Freeze Sequence As Needed for Logistics and Preparation

The first point is obvious. When you plan your production, your logistics and other processes (e.g., preparing tools) need time to get ready. If you decide right now to produce large chocolate ice cream waffles, your production will be unable to do so right away. There will be a lag, where logistics gets the raw materials and your workers get the right tool from the storage. Only after these preparations can they actually do the setup and produce your product. I am sure your shop floor already has something similar. In effect, you should make your plan long enough beforehand to give logistics and other processes time to prepare.

Depending on your shop floor, such a freeze of the production plan can take hours, days, or sometimes even weeks. You should not change production during this period, as logistics will not have time to react. The example shown here is for a three-hour production plan freeze so logistics can do their thing.

Also, make sure to freeze enough time for logistics to do their job reliably. If there is an emergency, logistics can hurry up, and in your factory surely they have done so in the past. However, this does not mean that they can always hurry up. If you always cut the logistics time to the bone, then you will get hurt!

Be aware that this period for the production plan freeze is measured in hours. The changeover wheel is merely a sequence, and depending on your demand fluctuations, the same period could cover a smaller or larger segment of the changeover wheel. It is not the number of slots that are relevant, but the time needed to cover the slots for this turn of the wheel. This time can be different both for different parts of the wheel and for different turns of the wheel if the customer demand changes.

Where to Start the Wheel?

Another common question is where to start the wheel? There are two feasible approaches. First, you can start the changeover sequence where the last sequence ended, as shown below. This is the easiest way. In the example below, the first possible product in the sequence is always a large raspberry cup.

Alternatively, you prioritize your jobs and fill the wheel normally. Then you start the changeover sequence with the highest priority job you have in the wheel. This is shown below with both the original and the adjusted wheel. This way you can accelerate the production of the highest priority job … but at the cost of delaying the other jobs that are at the end of this updated changeover sequence. In the example below, we start the sequence not at the large raspberry cup, but start with the medium vanilla cone, since this is our highest priority job we have available for the next wheel. This would accelerate the production of this medium vanilla cone, since it is now next in line.

While this is nice for the Prio 1 job, it is not so hot for the job at the end of the revised changeover sequence. The large chocolate cone, which normally would have been first in the sequence, is now the last in the sequence. This product has to wait additionally for almost an entire changeover sequence. If this is okay, then you can do that. If not, then you may have a problem later on with this product. Plus, you have a bit of additional decision making overhead. I personally would prefer to just start the sequence at the same spot every time, as this is the easiest. Adjusting the start should be reserved for emergencies, as it has additional problems like running out of stock that is now at the end of the sequence.
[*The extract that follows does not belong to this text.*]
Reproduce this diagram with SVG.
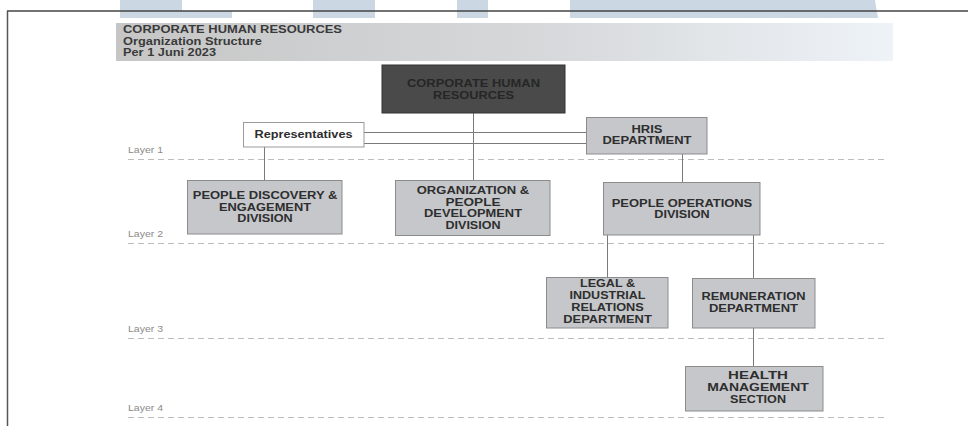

If you change the start of the sequence once, you then have to always start the sequence again at the new spot, or also face additional possible problems if you change the start of the sequence back to the original start after the emergency. It is possible but can be messy.

A question that may pop up is if, after filling the sequence with jobs, you can start at the first actual job, and skip all products that have no jobs associated with it for this turn of the wheel. In the example shown below, we would skip the start from the large raspberry cup to the large chocolate cone. However, this makes no difference whatsoever. If you start the sequence as originally planned with the large raspberry cup, it would also just skip the products without jobs, and the first job is the large chocolate cone anyway. This is the same if you change the start of the sequence. Honestly, it makes no difference, and is just wasted management effort.

This post concludes now this five-post series on the intricate details of the changeover wheel or changeover sequence. As with many lean tools, you should do the changeover sequence only if it brings you a benefit that is worth the effort, not merely because you can. Now, go out, sequence your changeovers, and optimize your industry!

P.S.: This blog post was inspired by a master thesis by my student Milena Oberle: “Entwicklung eines Steuerungskonzepts zur Stabilisierung volatiler Auftragsfolgen einer variantenreichen Mischfertigung unter Berücksichtigung der zukunftsweisenden Erfolgsfaktoren einer Smart Factory,” Hochschule Karlsruhe, 2022.